Construction of evaporative coolers with sufficient heat and mass transfer characteristics could be possible from widely available material sources, such as yarn, metals, ceramics, carbon composites, and zeolites (Cui et al., 2020; Velasco-Gómez et al., 2020; Xu et al., 2016). From thermodynamic views of evaporative cooling, the performance of evaporative cooling depends mainly on its moist material characteristics (Fischer et al., 2022) and the air mass flow rate (Chaomuang et al., 2023; Elmsaad et al., 2023). As the air passes over or through the moist material of the porous parts, water evaporates, reducing the airflow temperature (Mekonen et al., 2023; Velasco-Gómez et al., 2020; Yang et al., 2019). The moist material surface type, surface area, air mass flow rates, the drying status of the supply air that passes over the moist material channels, and the water volume are the main factors that directly affect the evaporative cooling system’s efficiency. Therefore, the moist material surface media selection needs careful attention (Lv et al., 2021; Kumar & Arakeri, 2020; Xu et al., 2016). Cotton yarns or cotton fabrics have higher water molecules and vapor adsorption capacity (Li et al., 2023; Lv et al., 2021; Xu et al., 2016). Vapor adsorption-desorption along the cotton yarn bundles or fabric layers increases the cooling air vapor carrying capacity, and hence, they are potential construction materials for the development of capillary absorptive evaporative air coolers with better performance.
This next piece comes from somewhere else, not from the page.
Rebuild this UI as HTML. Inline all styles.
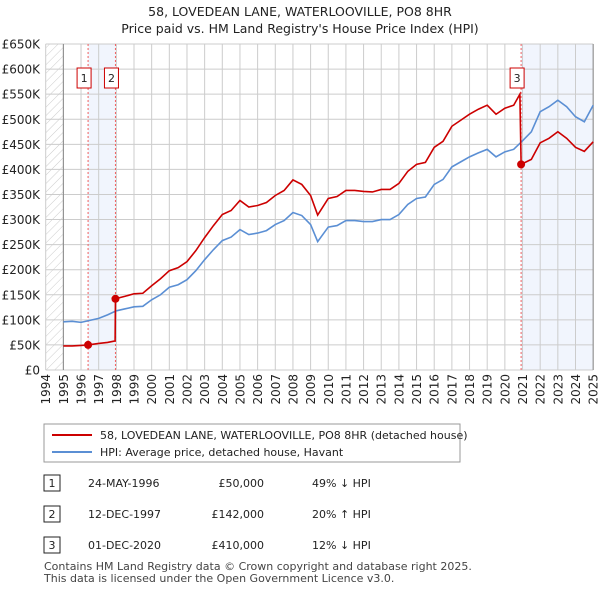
<!DOCTYPE html>
<html><head><meta charset="utf-8"><style>
body{margin:0;background:#fff;font-family:"Liberation Sans","DejaVu Sans",sans-serif;}
svg text{font-family:"DejaVu Sans","Liberation Sans",sans-serif;}
</style></head><body>
<svg id="c" width="600" height="590" xmlns="http://www.w3.org/2000/svg">
<defs><pattern id="hatch" width="6" height="6" patternUnits="userSpaceOnUse" patternTransform="rotate(45)"><line x1="0" y1="0" x2="0" y2="6" stroke="#ccc" stroke-width="1"/></pattern></defs>
<text x="300" y="16" text-anchor="middle" font-size="12.5" fill="#222">58, LOVEDEAN LANE, WATERLOOVILLE, PO8 8HR</text>
<text x="300" y="33" text-anchor="middle" font-size="12.5" fill="#222">Price paid vs. HM Land Registry's House Price Index (HPI)</text>
<g id="plot"></g>
<g>
<rect x="44" y="424" width="416" height="38" fill="#fff" stroke="#999"/>
<line x1="52" y1="435" x2="92" y2="435" stroke="#cc0000" stroke-width="2"/>
<text x="100" y="439" font-size="11" fill="#222">58, LOVEDEAN LANE, WATERLOOVILLE, PO8 8HR (detached house)</text>
<line x1="52" y1="452" x2="92" y2="452" stroke="#5b8fd4" stroke-width="2"/>
<text x="100" y="456" font-size="11" fill="#222">HPI: Average price, detached house, Havant</text>
</g>
<g font-size="11" fill="#222">
<rect x="44" y="475" width="16" height="16" fill="#fff" stroke="#222"/><text x="52" y="487" text-anchor="middle">1</text>
<text x="88" y="487">24-MAY-1996</text><text x="264" y="487" text-anchor="end">£50,000</text><text x="312" y="487">49% ↓ HPI</text>
<rect x="44" y="506" width="16" height="16" fill="#fff" stroke="#222"/><text x="52" y="518" text-anchor="middle">2</text>
<text x="88" y="518">12-DEC-1997</text><text x="264" y="518" text-anchor="end">£142,000</text><text x="312" y="518">20% ↑ HPI</text>
<rect x="44" y="537" width="16" height="16" fill="#fff" stroke="#222"/><text x="52" y="549" text-anchor="middle">3</text>
<text x="88" y="549">01-DEC-2020</text><text x="264" y="549" text-anchor="end">£410,000</text><text x="312" y="549">12% ↓ HPI</text>
</g>
<text x="44" y="570" font-size="11" fill="#444">Contains HM Land Registry data © Crown copyright and database right 2025.</text>
<text x="44" y="582" font-size="11" fill="#444">This data is licensed under the Open Government Licence v3.0.</text>
</svg>
<script>
const yTicks=[0,50,100,150,200,250,300,350,400,450,500,550,600,650];
const yLabels=["£0","£50K","£100K","£150K","£200K","£250K","£300K","£350K","£400K","£450K","£500K","£550K","£600K","£650K"];
const years=[1994,1995,1996,1997,1998,1999,2000,2001,2002,2003,2004,2005,2006,2007,2008,2009,2010,2011,2012,2013,2014,2015,2016,2017,2018,2019,2020,2021,2022,2023,2024,2025];
const hpiDates=[1995,1995.5,1996,1996.5,1997,1997.5,1998,1998.5,1999,1999.5,2000,2000.5,2001,2001.5,2002,2002.5,2003,2003.5,2004,2004.5,2005,2005.5,2006,2006.5,2007,2007.5,2008,2008.5,2009,2009.4,2010,2010.5,2011,2011.5,2012,2012.5,2013,2013.5,2014,2014.5,2015,2015.5,2016,2016.5,2017,2017.5,2018,2018.5,2019,2019.5,2020,2020.5,2021,2021.5,2022,2022.5,2023,2023.5,2024,2024.5,2025];
const hpiValues=[96,97,95,99,103,110,118,122,126,127,140,150,165,170,180,198,220,240,258,265,280,270,273,278,290,298,314,308,290,256,285,288,298,298,296,296,300,300,310,330,342,345,370,380,405,415,425,433,440,425,435,440,457,475,515,525,538,525,505,495,528];
const priceDates=[1995,1995.5,1996,1996.4,1997,1997.5,1997.93,1997.95,1998.5,1999,1999.5,2000,2000.5,2001,2001.5,2002,2002.5,2003,2003.5,2004,2004.5,2005,2005.5,2006,2006.5,2007,2007.5,2008,2008.5,2009,2009.4,2010,2010.5,2011,2011.5,2012,2012.5,2013,2013.5,2014,2014.5,2015,2015.5,2016,2016.5,2017,2017.5,2018,2018.5,2019,2019.5,2020,2020.5,2020.85,2020.92,2021.5,2022,2022.5,2023,2023.5,2024,2024.5,2025];
const priceValues=[48,48,49,50,53,55,58,142,147,152,153,168,182,198,204,216,238,264,288,310,318,338,325,328,334,348,358,379,370,348,309,342,346,358,358,356,355,360,360,372,396,410,414,444,456,486,498,510,520,528,510,522,528,550,410,420,453,462,475,462,444,436,455];
const saleDates=[1996.4,1997.95,2020.92];
const saleValues=[50,142,410];
const saleLabels=["1","2","3"];

const NS="http://www.w3.org/2000/svg";
const X0=45.7,XW=17.66,Y0=370,YS=0.5015;
const x=t=>X0+(t-1994)*XW, y=v=>Y0-v*YS;
const g=document.getElementById('plot');
function mk(tag,a){const e=document.createElementNS(NS,tag);for(const k in a)e.setAttribute(k,a[k]);g.appendChild(e);return e;}
const xr=x(2025);
let e;
e=mk('rect',{x:x(1994),y:y(650),width:x(1995)-x(1994),height:y(0)-y(650),fill:'url(#hatch)'});


e=mk('rect',{x:x(saleDates[0]),y:y(650),width:x(saleDates[1])-x(saleDates[0]),height:y(0)-y(650),fill:'#eef3fc',opacity:0.8});


e=mk('rect',{x:x(saleDates[2]),y:y(650),width:xr-x(saleDates[2]),height:y(0)-y(650),fill:'#eef3fc',opacity:0.8});


yTicks.forEach((v,i)=>{
 e=mk('line',{x1:x(1994),x2:xr,y1:y(v),y2:y(v),stroke:'#ccc'});
 
 
 e=mk('text',{x:40,y:y(v)+4.5,'text-anchor':'end','font-size':12,fill:'#222'});e.textContent=yLabels[i];
 
 
});
years.forEach(t=>{
 e=mk('line',{x1:x(t),x2:x(t),y1:y(650),y2:y(0),stroke:'#ccc'});
 
 
 e=mk('text',{x:0,y:0,'text-anchor':'end','font-size':12,fill:'#222',transform:`translate(${x(t)+4.5},374) rotate(-90)`});e.textContent=t;
 
 
});
e=mk('line',{x1:x(1995),x2:x(1995),y1:y(650),y2:y(0),stroke:'#888'});


e=mk('line',{x1:xr,x2:xr,y1:y(650),y2:y(0),stroke:'#888'});


saleDates.forEach(t=>{
 e=mk('line',{x1:x(t),x2:x(t),y1:y(650),y2:y(0),stroke:'#f06060','stroke-dasharray':'2,2'});
 
 
});
e=mk('polyline',{points:hpiDates.map((t,i)=>x(t)+','+y(hpiValues[i])).join(' '),fill:'none',stroke:'#5b8fd4','stroke-width':1.6});


e=mk('polyline',{points:priceDates.map((t,i)=>x(t)+','+y(priceValues[i])).join(' '),fill:'none',stroke:'#cc0000','stroke-width':1.6});


saleDates.forEach((t,i)=>{
 e=mk('circle',{cx:x(t),cy:y(saleValues[i]),r:4,fill:'#cc0000'});
 
 
 e=mk('rect',{x:x(t)-11,y:68,width:14,height:20,fill:'#fff',stroke:'#cc0000'});
 
 
 e=mk('text',{x:x(t)-4,y:82,'text-anchor':'middle','font-size':11,fill:'#222'});e.textContent=saleLabels[i];
 
 
});
</script>
</body></html>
Replacing the imbibition-type conventional evaporative coolers with capillary absorptive coolers had lower water consumption, waste, low maintenance, and capital costs (Tejero-González & Franco-Salas, 2021; Velasco-Gómez et al., 2020; Verploegen et al., 2019). The effectiveness of the capillary evaporative cooler operated with direct imbibition could be minimized due to blockage of the airflow channel with mud, corrosion, and mold growth. Removing these barriers could increase the capillary action by increasing the evaporative surface area and the water evaporation rate (Lv et al., 2021; Xu et al., 2016).

Wicking from an infinite reservoir could be achieved through trans-planar wicking (the liquid transport through the fabric thickness), in-plane wicking (vertical and horizontal wicking), and immersion (Mallick & De, 2022). Longitudinal wicking is more important than transverse wicking due to the liquid transport mechanism along the length of the yarn bundle or fabric layer. The higher channel length with a suitable shape, airflow with a higher inlet temperature, lower inlet humidity, and low airflow velocity give higher efficiency and cooling effectiveness (Kapilan et al., 2023; Wilkins & Fumo, 2023).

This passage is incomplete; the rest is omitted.